According to a new study, a key brain structure that regulates emotions - known as the amygdala - works differently in preschoolers with depression when compared with their healthy peers.

These differences were measured using functional magnetic resonance imaging (fMRI) - and study researchers believe that these clear changes in brain function of very young depressed children likely mark the beginnings of a lifelong problem.

For this study, scientists from Washington University's Early Emotional Development Program studied 54 children aged 4-6 years. Before the study began, 23 of these kids had been diagnosed with depression, but none of them had ever taken any antidepressant medication.

Study authors used fMRI to measure brain activity by monitoring blood flow in the brains of these children. While they were in the fMRI scanner, they were shown pictures of people whose facial expressions conveyed emotions such as happiness, sadness, fear or a neutral expression.

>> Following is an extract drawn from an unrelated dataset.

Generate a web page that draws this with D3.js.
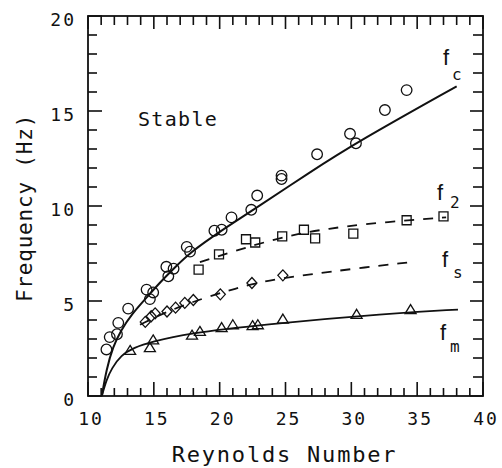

Although studies using fMRI to measure brain activity have been used for years, this is the first time that such scans have been attempted in children this young with depression.

The amygdala of depressed children showed increased activity compared with their healthy peers when they viewed any pictures of people's faces, regardless of the emotions they saw on the faces.

Not only that, greater amygdala activity in depressed preschoolers was also associated with their parents reporting more sadness and emotion regulation difficulties in their children.

Study authors believe this may be because depression affects the amygdala by exaggerating what, in other children, is a normal amygdala response to both positive and negative facial expressions.

But they agree that their results are preliminary and much more research will be needed to conclusively prove this theory.

This study suggests that the brains of depressed preschoolers may show an exaggerated version of a normal developmental emotional response at a very young age - one that can hopefully be reversed with proper prevention or treatment in the future.